# Camry built in car seat- safe?



## OHmidwife (Feb 24, 2003)

I just got a 1999 Toyota Camry that has a built in 5 point child restraint in the middle of the back seat. I have not tried it out yet. I currently use a Nautilus for my 5 yr old, 37 lb son.

Is the built in seat safe? Any advantage or disadvantage to using it over the Nautilus?


----------



## BathrobeGoddess (Nov 19, 2001)

Call Toyota and ask









My bet is yes becasue we would consider the seat belts still safe in an 09 car...


----------



## OHmidwife (Feb 24, 2003)

I guess I should clarify.
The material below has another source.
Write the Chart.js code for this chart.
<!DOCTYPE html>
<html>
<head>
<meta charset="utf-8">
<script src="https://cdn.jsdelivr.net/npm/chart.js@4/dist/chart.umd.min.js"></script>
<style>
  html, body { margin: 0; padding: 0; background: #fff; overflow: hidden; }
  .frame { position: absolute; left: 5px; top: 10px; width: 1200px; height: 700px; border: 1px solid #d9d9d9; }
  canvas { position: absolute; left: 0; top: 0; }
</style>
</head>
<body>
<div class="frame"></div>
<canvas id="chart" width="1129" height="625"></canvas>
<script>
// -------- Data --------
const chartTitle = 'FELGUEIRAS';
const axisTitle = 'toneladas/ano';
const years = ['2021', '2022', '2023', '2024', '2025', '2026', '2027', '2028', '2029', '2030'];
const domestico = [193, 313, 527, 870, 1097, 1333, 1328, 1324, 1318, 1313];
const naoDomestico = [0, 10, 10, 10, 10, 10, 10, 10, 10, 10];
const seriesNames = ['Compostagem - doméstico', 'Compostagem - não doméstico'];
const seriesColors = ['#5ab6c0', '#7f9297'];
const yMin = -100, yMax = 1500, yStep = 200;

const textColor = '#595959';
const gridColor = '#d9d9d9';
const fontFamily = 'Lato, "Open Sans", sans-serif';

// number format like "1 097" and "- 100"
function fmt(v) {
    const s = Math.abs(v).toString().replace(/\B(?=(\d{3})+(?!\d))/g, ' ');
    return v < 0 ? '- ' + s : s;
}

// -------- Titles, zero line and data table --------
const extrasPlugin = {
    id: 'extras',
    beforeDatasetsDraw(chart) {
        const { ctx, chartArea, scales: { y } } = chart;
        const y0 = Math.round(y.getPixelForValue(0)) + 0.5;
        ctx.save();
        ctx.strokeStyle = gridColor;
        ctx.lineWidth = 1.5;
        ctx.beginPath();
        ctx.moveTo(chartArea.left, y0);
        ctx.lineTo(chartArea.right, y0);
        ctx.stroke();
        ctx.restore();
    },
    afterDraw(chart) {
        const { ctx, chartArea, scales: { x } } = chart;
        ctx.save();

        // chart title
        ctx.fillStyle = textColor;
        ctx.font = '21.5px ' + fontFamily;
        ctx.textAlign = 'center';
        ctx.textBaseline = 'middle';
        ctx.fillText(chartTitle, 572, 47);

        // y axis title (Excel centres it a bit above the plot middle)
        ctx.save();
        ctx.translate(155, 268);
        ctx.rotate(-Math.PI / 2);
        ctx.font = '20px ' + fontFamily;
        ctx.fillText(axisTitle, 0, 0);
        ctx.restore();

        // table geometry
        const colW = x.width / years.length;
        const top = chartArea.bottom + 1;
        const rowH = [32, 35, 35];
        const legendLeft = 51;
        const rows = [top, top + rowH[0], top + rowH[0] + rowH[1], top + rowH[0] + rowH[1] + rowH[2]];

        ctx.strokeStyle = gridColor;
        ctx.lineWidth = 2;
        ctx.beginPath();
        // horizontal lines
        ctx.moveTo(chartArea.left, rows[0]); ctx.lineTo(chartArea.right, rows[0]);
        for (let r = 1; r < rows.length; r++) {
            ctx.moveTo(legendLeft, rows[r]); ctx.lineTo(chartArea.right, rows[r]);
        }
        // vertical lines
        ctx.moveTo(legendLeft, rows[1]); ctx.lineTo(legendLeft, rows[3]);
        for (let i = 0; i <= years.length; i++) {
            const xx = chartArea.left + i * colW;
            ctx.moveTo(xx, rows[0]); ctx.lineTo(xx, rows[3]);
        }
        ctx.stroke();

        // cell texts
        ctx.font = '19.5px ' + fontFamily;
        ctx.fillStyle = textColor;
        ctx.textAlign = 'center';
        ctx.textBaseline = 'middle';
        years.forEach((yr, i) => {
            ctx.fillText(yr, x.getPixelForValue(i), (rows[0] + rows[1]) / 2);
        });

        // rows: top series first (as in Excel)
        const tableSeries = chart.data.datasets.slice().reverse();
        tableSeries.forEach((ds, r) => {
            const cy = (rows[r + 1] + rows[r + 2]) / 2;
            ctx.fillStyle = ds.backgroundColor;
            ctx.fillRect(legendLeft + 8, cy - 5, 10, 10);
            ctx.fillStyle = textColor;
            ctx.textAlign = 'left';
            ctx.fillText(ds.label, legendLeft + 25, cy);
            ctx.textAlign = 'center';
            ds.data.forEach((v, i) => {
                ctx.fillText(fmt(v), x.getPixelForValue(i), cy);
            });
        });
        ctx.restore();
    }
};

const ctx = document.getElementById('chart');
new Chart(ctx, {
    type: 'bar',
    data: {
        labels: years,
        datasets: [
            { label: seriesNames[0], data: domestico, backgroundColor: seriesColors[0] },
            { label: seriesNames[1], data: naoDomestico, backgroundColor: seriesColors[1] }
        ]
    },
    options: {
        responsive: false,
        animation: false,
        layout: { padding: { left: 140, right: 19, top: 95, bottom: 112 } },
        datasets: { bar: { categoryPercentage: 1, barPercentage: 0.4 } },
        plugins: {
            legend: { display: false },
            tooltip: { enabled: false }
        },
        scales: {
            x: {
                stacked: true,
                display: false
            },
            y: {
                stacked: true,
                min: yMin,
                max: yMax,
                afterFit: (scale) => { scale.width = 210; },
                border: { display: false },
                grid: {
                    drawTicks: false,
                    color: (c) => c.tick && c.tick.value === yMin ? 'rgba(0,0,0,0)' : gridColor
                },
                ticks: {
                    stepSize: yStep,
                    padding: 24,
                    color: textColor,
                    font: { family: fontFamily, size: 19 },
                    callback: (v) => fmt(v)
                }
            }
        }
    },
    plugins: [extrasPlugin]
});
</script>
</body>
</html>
My question is not related to the age of the car or the seatbelts, but the safety of the built in car seat in general. I don't know how these type of seats hold up in crashes and how well they protect kids.

Anyone?


----------



## leighi123 (Nov 14, 2007)

Built-ins are known for not being comfortable, not fitting very well or for very long, and for being a pain to adjust. They also offer little or no side impact protection.
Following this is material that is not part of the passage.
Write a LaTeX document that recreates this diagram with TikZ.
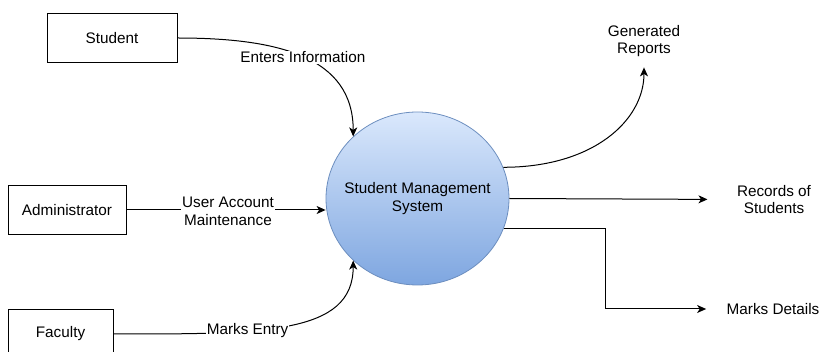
\documentclass[tikz,border=0pt]{standalone}
\usepackage{fontspec}
\setmainfont{Liberation Sans}
\usetikzlibrary{shapes.geometric,arrows.meta}
\definecolor{smstop}{HTML}{DAE8FC}
\definecolor{smsbot}{HTML}{7EA6E0}
\definecolor{smsline}{HTML}{6C8EBF}
\begin{document}
\begin{tikzpicture}[x=1pt,y=-1pt,
	every node/.style={font=\fontsize{15.3}{17.5}\selectfont},
	entity/.style={draw,line width=1pt,minimum height=49pt,inner sep=0pt},
	proc/.style={ellipse,draw=smsline,line width=0.8pt,top color=smstop,bottom color=smsbot,minimum width=183pt,minimum height=173pt,inner xsep=-10pt,inner ysep=0pt,align=center},
	lbl/.style={fill=white,align=center,inner sep=1pt},
	outlbl/.style={align=center},
	flow/.style={line width=1pt,-{Stealth[length=9pt,width=8pt,inset=2.5pt]}}]
		\useasboundingbox (0,0) rectangle (822,352);
		\node[entity,minimum width=130pt] (stu) at (112,38) {Student};
		\node[entity,minimum width=118pt] (adm) at (67,210) {Administrator};
		\node[entity,minimum width=105pt] (fac) at (60.5,334) {Faculty};
		\node[proc] (sms) at (417.5,198.5) {Student Management\\System};
		\node[outlbl] (rep) at (644,41) {Generated\\Reports};
		\node[outlbl] (rec) at (774,199.5) {Records of\\Students};
		\node[outlbl] (mrk) at (773,309) {Marks Details};
		\draw[flow] (stu.east) .. controls +(100,0) and +(0,-80) .. node[lbl,pos=0.5] (ent) {Enters Information} (sms.136);
		\draw[flow] (adm.east) -- node[lbl,pos=0.51,yshift=-1.5pt] (uam) {User Account\\Maintenance} (adm.east -| sms.west);
		\draw[flow] (fac.east) .. controls +(150,0) and +(0,74) .. node[lbl,pos=0.35] (mke) {Marks Entry} (sms.224);
		\draw[flow,shorten >=7pt] (sms.20) .. controls +(90,0) and +(0,60) .. (rep.south);
		\draw[flow,shorten >=26pt] (sms.east) -- (rec.west);
		\draw[flow,shorten >=17pt] (sms.-19) -- ++(102,0) |- (mrk.west);
\end{tikzpicture}
\end{document}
Do you know the weight limit on it? (from what I've heard, most have a low limit, like 40lbs) Do you know if it has been crashed? Does it fit your child correctly? How easy is it to use?

I would only use one as a back-up seat (for a friend riding in the car or something), and not for day-to-day use.


----------



## BathrobeGoddess (Nov 19, 2001)

Quote:


Originally Posted by *OHmidwife* 
I guess I should clarify. My question is not related to the age of the car or the seatbelts, but the safety of the built in car seat in general. I don't know how these type of seats hold up in crashes and how well they protect kids.

Anyone?

Yeah...we don't really know this info on carseats either, just that they passed the min standards, you know? I doubt it has been crashed otherwise you would know from a carfax...and if it had been crashed chances are your seatbelts are crashed as well and unsafe to use on a carseat as well. The manual with give you weight limits and all that...I can imagine they aren't as comfy as a carseat though and would lack side impact protection..


----------